Student Research

Students are encouraged to participate in research projects during the academic year or in the summers. Many of these research projects are conducted as part of an Honors or Distinction project. Faculty members in the department have active research programs in experimental and theoretical particle physics, and experimental condensed matter physics. Experimental research is carried out at the Lawrence Berkeley National Laboratory and the Fermi National Accelerator Laboratory.

Senior Conducts Research at CERN

Senior Brandi McVety spent 10 weeks in Geneva in the summer of 2008 working at CERN, the European laboratory for subatomic physics. While she was there the world's largest particle accelerator, the Large Hadron Collider (LHC), was coming online. Brandi worked with the LHCb collaboration on developing online status reporting systems for the detector, under the direction of Prof. Dirk Wiedner of CERN. The LHC and its detectors represent the most complex scientific endeavor ever undertaken and will probe the structure of matter at the deepest levels, looking for signs of "new physics" such as the Higgs boson or supersymmetry.

According to Brandi, her time at CERN was "an incredible educational experience. I have never learned so much so quickly or in such a hands-on manner. Working with physicists and students from around the world was very exciting and opened my eyes to how global the physics community really is." After her work was done she was able to travel extensively through Italy, France, and Germany.

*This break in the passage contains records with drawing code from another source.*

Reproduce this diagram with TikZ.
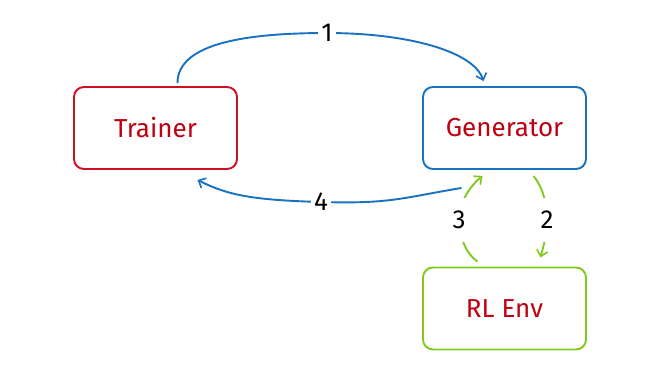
\documentclass[tikz,border=0pt]{standalone}
\usepackage{fontspec}
\setmainfont{Fira Sans}
\usetikzlibrary{arrows.meta}
\definecolor{bred}{HTML}{C9121E}
\definecolor{tred}{HTML}{C00010}
\definecolor{bblue}{HTML}{1971C2}
\definecolor{bgreen}{HTML}{82C91E}
\tikzset{
  box/.style={draw=#1, line width=1.9pt, rounded corners=10pt, minimum width=163pt, minimum height=82pt, inner sep=0pt, font=\fontsize{26}{30}\selectfont, text=tred},
  conn/.style={line width=1.9pt, -{Straight Barb[length=6pt,width=11pt,line width=1.6pt]}},
  gconn/.style={conn, bgreen},
  lbl/.style={fill=white, inner sep=3pt, text=black, font=\fontsize{26}{30}\selectfont},
  glbl/.style={lbl, inner ysep=13pt}
}
\begin{document}
\begin{tikzpicture}[x=1pt,y=-1pt]
\useasboundingbox[fill=white] (0,0) rectangle (650,384);
\node[box=bred] (tr) at (155.5,128) {Trainer};
\node[box=bblue] (gen) at (504.5,128) {Generator};
\node[box=bgreen] (env) at (504.5,308.5) {RL Env};
% arrow 1
\draw[conn, bblue] ([xshift=22pt,yshift=3pt]tr.north) .. controls +(0,-40) and +(-80,0) .. (327,33) node[lbl] (l1) {1}
  .. controls +(80,0) and +(-10,-30) .. ([xshift=-21pt,yshift=5pt]gen.north);
% arrow 4
\draw[conn, bblue] ([xshift=-43pt,yshift=-18pt]gen.south) .. controls +(-60,10) and +(70,2) .. (321,202) node[lbl] (l4) {4}
  .. controls +(-70,-2) and +(30,15) .. ([xshift=42pt,yshift=-10pt]tr.south);
% arrow 2
\draw[gconn] ([xshift=29pt,yshift=-6pt]gen.south) .. controls +(10,12) and +(0,-15) .. (547,220) node[glbl] (l2) {2}
  .. controls +(0,15) and +(3,-12) .. ([xshift=36pt,yshift=9pt]env.north);
% arrow 3
\draw[gconn] ([xshift=-27pt,yshift=5pt]env.north) .. controls +(-12,-8) and +(0,15) .. (459,220) node[glbl] (l3) {3}
  .. controls +(0,-20) and +(-10,8) .. ([xshift=-22pt,yshift=-6pt]gen.south);
\end{tikzpicture}
\end{document}
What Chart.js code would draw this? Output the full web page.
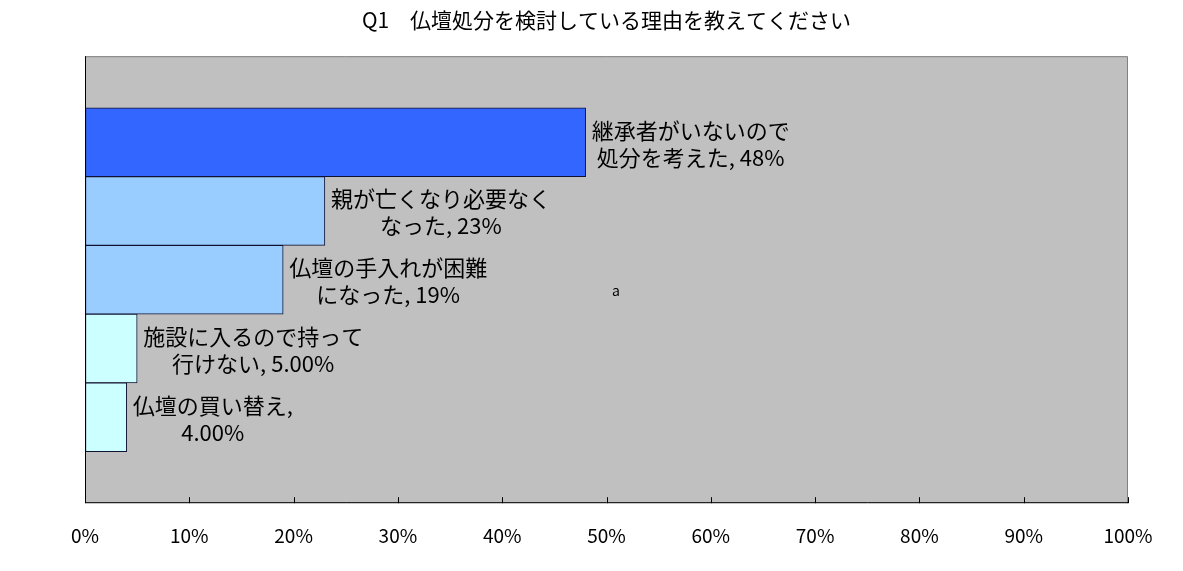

Student and Faculty Research Novel Technique

In June 2008, sophomore Justin Young travelled to Berkeley, California with Prof. Brian Sell to collaborate with Prof. Charles Fadley of UC Davis and the Lawrence Berkeley National Laboratory (LBL). They carried out investigations of the surface interactions between multiple layers of different magnetic materials at LBL's Advanced Light Source, using a novel technique of generating x-ray standing waves below the surface and throughout the material. As the standing wave is located at different spots on the top surface of the material, its intensity can vary and from this variation information can be derived about the structure of the interfaces between the different magnetic materials. The results of this experiment will lead to a better understanding of the interfaces between materials that have potentially very useful applications in next-generation electronics and computing equipment.